The task:
Every record below should be transcribed exactly. Omit the images.

Records to process:
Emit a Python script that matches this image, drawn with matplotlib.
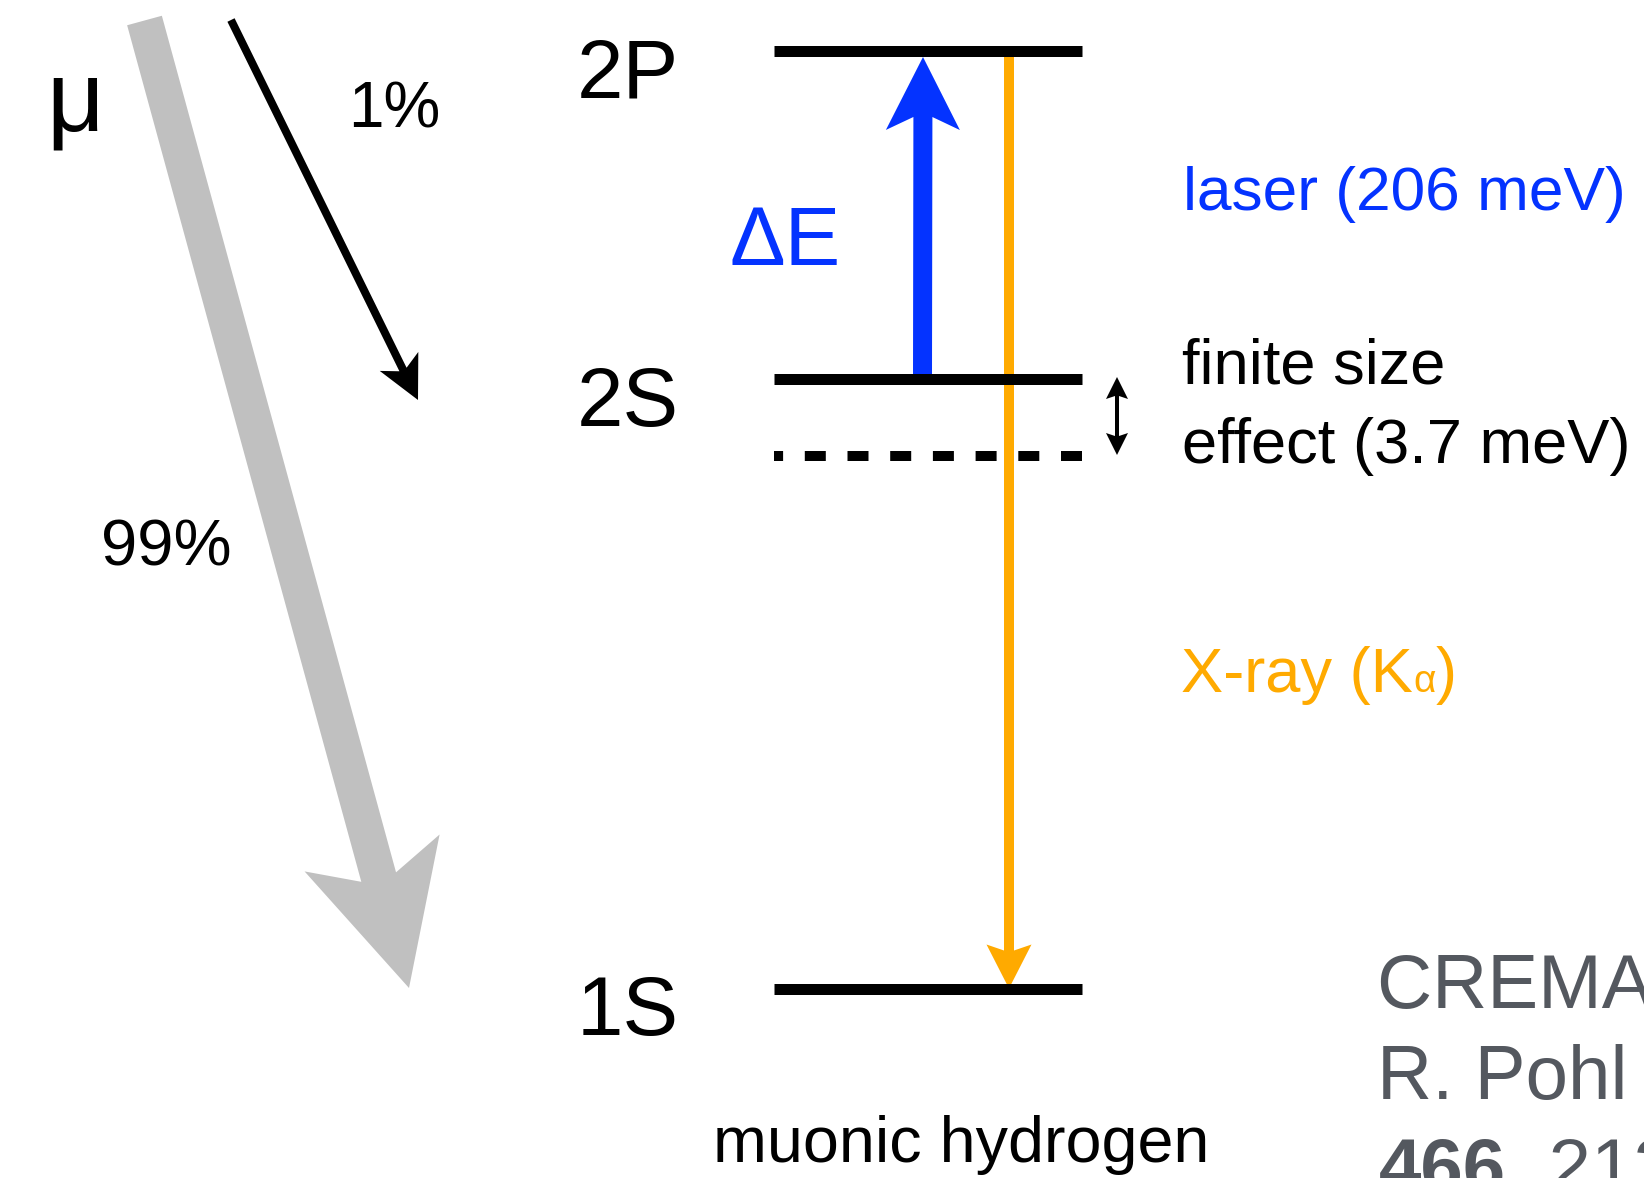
import matplotlib
matplotlib.use("Agg")
import matplotlib.pyplot as plt
from matplotlib.patches import Polygon
import numpy as np

plt.rcParams['font.family'] = ['Liberation Sans', 'DejaVu Sans']
plt.rcParams['lines.scale_dashes'] = False

W, H = 1644, 1178

# ---- diagram data (positions in the diagram's pixel frame) ----
level_names = ['2P', '2S', '1S']
level_y = [50.5, 379.0, 988.5]
shifted_2S_y = 456.0          # 2S without finite size effect (dashed)
level_x = [774, 1082]
label_right_x = 679
label_baseline_offset = 47

laser_label = 'laser (206 meV)'
finite_label = ['finite size', 'effect (3.7 meV)']
xray_label = ['X-ray (K', 'α', ')']
delta_label = 'ΔE'
mu_label = 'μ'
branch_labels = ['1%', '99%']
bottom_label = 'muonic hydrogen'
ref_lines = ['CREMA Collaboration', 'R. Pohl et al., Nature']
ref_bold = '466'
ref_rest = ', 213 (2010)'

BLUE = '#0433ff'
ORANGE = '#ffaa00'
GREY = '#c0c0c0'
REFGREY = '#54585f'

fig = plt.figure(figsize=(W / 100, H / 100), dpi=100)
ax = fig.add_axes([0, 0, 1, 1])
ax.set_xlim(0, W)
ax.set_ylim(H, 0)
ax.axis('off')

PX = 72 / 100  # points per pixel


def arrow_poly(tail, tip, shaft_w, head_w, head_len, notch=0.0):
    tail = np.asarray(tail, float)
    tip = np.asarray(tip, float)
    d = tip - tail
    L = np.hypot(*d)
    u = d / L
    n = np.array([-u[1], u[0]])
    base = tip - u * head_len
    join = base + u * notch
    pts = [tail + n * shaft_w / 2,
           join + n * shaft_w / 2,
           base + n * head_w / 2,
           tip,
           base - n * head_w / 2,
           join - n * shaft_w / 2,
           tail - n * shaft_w / 2]
    return pts


# ---- energy levels ----
for name, y in zip(level_names, level_y):
    ax.plot(level_x, [y, y], color='black', lw=11 * PX, solid_capstyle='butt')
    ax.text(label_right_x, y + label_baseline_offset, name, ha='right',
            va='baseline', fontsize=60, color='black')

# dashed level (drawn right to left so the pattern starts at the right end)
ax.plot(level_x[::-1], [shifted_2S_y, shifted_2S_y], color='black',
        lw=10 * PX, dashes=(21 * PX, 21.7 * PX), dash_capstyle='butt')

# ---- laser arrow (2S -> 2P) ----
ax.add_patch(Polygon(arrow_poly((922.5, level_y[1]), (923, 57), 19, 74, 73, 13),
                     closed=True, color=BLUE, lw=0))
ax.text(729, 265, delta_label, color=BLUE, fontsize=60, va='baseline')

# ---- X-ray arrow (2P -> 1S) ----
ax.add_patch(Polygon(arrow_poly((1009, 57), (1009, level_y[2]), 10, 45, 44, 6),
                     closed=True, color=ORANGE, lw=0))

# ---- finite size double arrow ----
fx = 1117
ax.add_patch(Polygon(arrow_poly((fx, 416), (fx, 377), 4, 22, 22, 3),
                     closed=True, color='black', lw=0))
ax.add_patch(Polygon(arrow_poly((fx, 416), (fx, 455), 4, 22, 22, 3),
                     closed=True, color='black', lw=0))

# ---- muon capture arrows ----
ax.add_patch(Polygon(arrow_poly((144.5, 20.5), (409, 988), 36, 140, 140, 25),
                     closed=True, color=GREY, lw=0))
ax.add_patch(Polygon(arrow_poly((231, 20), (418, 400), 8, 43, 43, 9),
                     closed=True, color='black', lw=0))

ax.text(46, 131, mu_label, fontsize=72, va='baseline')
ax.text(348, 128, branch_labels[0], fontsize=46, va='baseline')
ax.text(101, 565, branch_labels[1], fontsize=47, va='baseline')

# ---- right-hand labels ----
ax.text(1183, 210, laser_label, color=BLUE, fontsize=44.8, va='baseline')
ax.text(1182, 383, finite_label[0], color='black', fontsize=45.5, va='baseline')
ax.text(1182, 463, finite_label[1], color='black', fontsize=45.5, va='baseline')

fig.canvas.draw()
inv = ax.transData.inverted()


def chain(x, y, parts, sizes, colors, weights):
    for s, fs, c, w in zip(parts, sizes, colors, weights):
        t = ax.text(x, y, s, fontsize=fs, color=c, fontweight=w, va='baseline')
        fig.canvas.draw()
        bb = t.get_window_extent()
        x = inv.transform((bb.x1, bb.y0))[0]


chain(1181, 692, xray_label, [45.5, 28, 45.5], [ORANGE] * 3, ['normal'] * 3)

ax.text(713, 1162, bottom_label, fontsize=46.5, va='baseline')

ax.text(1377, 1008, ref_lines[0], fontsize=55, color=REFGREY, va='baseline')
ax.text(1377, 1098, ref_lines[1], fontsize=55, color=REFGREY, va='baseline')
chain(1379, 1192, [ref_bold, ref_rest], [55, 55], [REFGREY] * 2, ['bold', 'normal'])

fig.savefig('out.png', dpi=100)
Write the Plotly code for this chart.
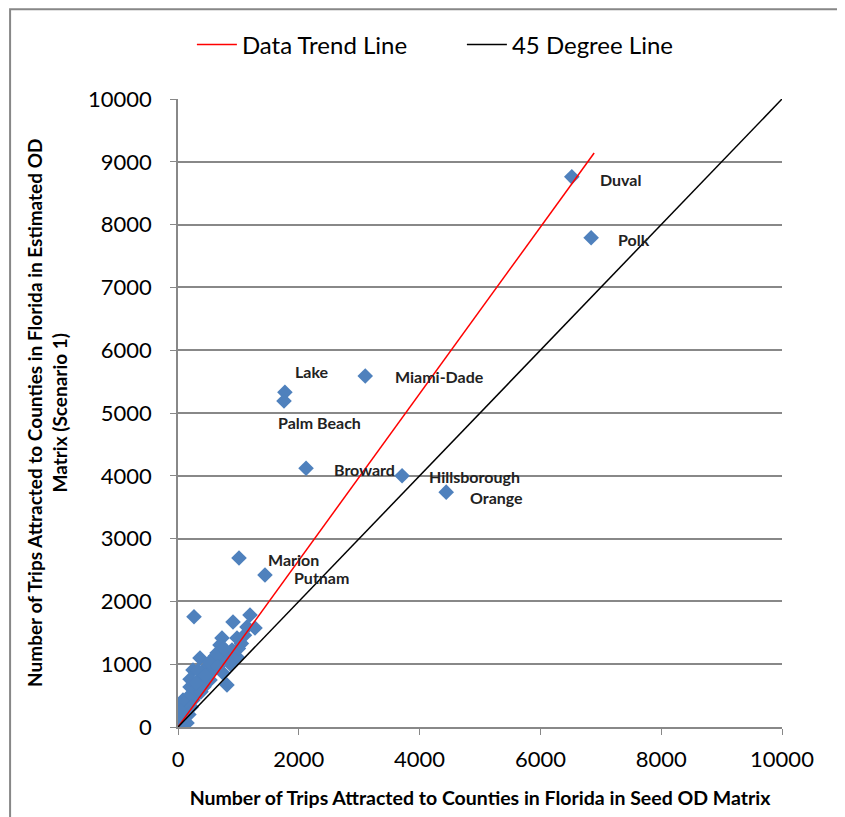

Correct response:
Emit a Python script that matches this image, drawn with matplotlib.
import matplotlib
matplotlib.use("Agg")
import matplotlib.pyplot as plt
from matplotlib.patches import Polygon
import numpy as np

plt.rcParams['font.family'] = ['Liberation Sans', 'DejaVu Sans']
plt.rcParams['lines.scale_dashes'] = False

W, H = 1644, 1178

# ---- diagram data (positions in the diagram's pixel frame) ----
level_names = ['2P', '2S', '1S']
level_y = [50.5, 379.0, 988.5]
shifted_2S_y = 456.0          # 2S without finite size effect (dashed)
level_x = [774, 1082]
label_right_x = 679
label_baseline_offset = 47

laser_label = 'laser (206 meV)'
finite_label = ['finite size', 'effect (3.7 meV)']
xray_label = ['X-ray (K', 'α', ')']
delta_label = 'ΔE'
mu_label = 'μ'
branch_labels = ['1%', '99%']
bottom_label = 'muonic hydrogen'
ref_lines = ['CREMA Collaboration', 'R. Pohl et al., Nature']
ref_bold = '466'
ref_rest = ', 213 (2010)'

BLUE = '#0433ff'
ORANGE = '#ffaa00'
GREY = '#c0c0c0'
REFGREY = '#54585f'

fig = plt.figure(figsize=(W / 100, H / 100), dpi=100)
ax = fig.add_axes([0, 0, 1, 1])
ax.set_xlim(0, W)
ax.set_ylim(H, 0)
ax.axis('off')

PX = 72 / 100  # points per pixel


def arrow_poly(tail, tip, shaft_w, head_w, head_len, notch=0.0):
    tail = np.asarray(tail, float)
    tip = np.asarray(tip, float)
    d = tip - tail
    L = np.hypot(*d)
    u = d / L
    n = np.array([-u[1], u[0]])
    base = tip - u * head_len
    join = base + u * notch
    pts = [tail + n * shaft_w / 2,
           join + n * shaft_w / 2,
           base + n * head_w / 2,
           tip,
           base - n * head_w / 2,
           join - n * shaft_w / 2,
           tail - n * shaft_w / 2]
    return pts


# ---- energy levels ----
for name, y in zip(level_names, level_y):
    ax.plot(level_x, [y, y], color='black', lw=11 * PX, solid_capstyle='butt')
    ax.text(label_right_x, y + label_baseline_offset, name, ha='right',
            va='baseline', fontsize=60, color='black')

# dashed level (drawn right to left so the pattern starts at the right end)
ax.plot(level_x[::-1], [shifted_2S_y, shifted_2S_y], color='black',
        lw=10 * PX, dashes=(21 * PX, 21.7 * PX), dash_capstyle='butt')

# ---- laser arrow (2S -> 2P) ----
ax.add_patch(Polygon(arrow_poly((922.5, level_y[1]), (923, 57), 19, 74, 73, 13),
                     closed=True, color=BLUE, lw=0))
ax.text(729, 265, delta_label, color=BLUE, fontsize=60, va='baseline')

# ---- X-ray arrow (2P -> 1S) ----
ax.add_patch(Polygon(arrow_poly((1009, 57), (1009, level_y[2]), 10, 45, 44, 6),
                     closed=True, color=ORANGE, lw=0))

# ---- finite size double arrow ----
fx = 1117
ax.add_patch(Polygon(arrow_poly((fx, 416), (fx, 377), 4, 22, 22, 3),
                     closed=True, color='black', lw=0))
ax.add_patch(Polygon(arrow_poly((fx, 416), (fx, 455), 4, 22, 22, 3),
                     closed=True, color='black', lw=0))

# ---- muon capture arrows ----
ax.add_patch(Polygon(arrow_poly((144.5, 20.5), (409, 988), 36, 140, 140, 25),
                     closed=True, color=GREY, lw=0))
ax.add_patch(Polygon(arrow_poly((231, 20), (418, 400), 8, 43, 43, 9),
                     closed=True, color='black', lw=0))

ax.text(46, 131, mu_label, fontsize=72, va='baseline')
ax.text(348, 128, branch_labels[0], fontsize=46, va='baseline')
ax.text(101, 565, branch_labels[1], fontsize=47, va='baseline')

# ---- right-hand labels ----
ax.text(1183, 210, laser_label, color=BLUE, fontsize=44.8, va='baseline')
ax.text(1182, 383, finite_label[0], color='black', fontsize=45.5, va='baseline')
ax.text(1182, 463, finite_label[1], color='black', fontsize=45.5, va='baseline')

fig.canvas.draw()
inv = ax.transData.inverted()


def chain(x, y, parts, sizes, colors, weights):
    for s, fs, c, w in zip(parts, sizes, colors, weights):
        t = ax.text(x, y, s, fontsize=fs, color=c, fontweight=w, va='baseline')
        fig.canvas.draw()
        bb = t.get_window_extent()
        x = inv.transform((bb.x1, bb.y0))[0]


chain(1181, 692, xray_label, [45.5, 28, 45.5], [ORANGE] * 3, ['normal'] * 3)

ax.text(713, 1162, bottom_label, fontsize=46.5, va='baseline')

ax.text(1377, 1008, ref_lines[0], fontsize=55, color=REFGREY, va='baseline')
ax.text(1377, 1098, ref_lines[1], fontsize=55, color=REFGREY, va='baseline')
chain(1379, 1192, [ref_bold, ref_rest], [55, 55], [REFGREY] * 2, ['bold', 'normal'])

fig.savefig('out.png', dpi=100)
Write the Plotly code for this chart.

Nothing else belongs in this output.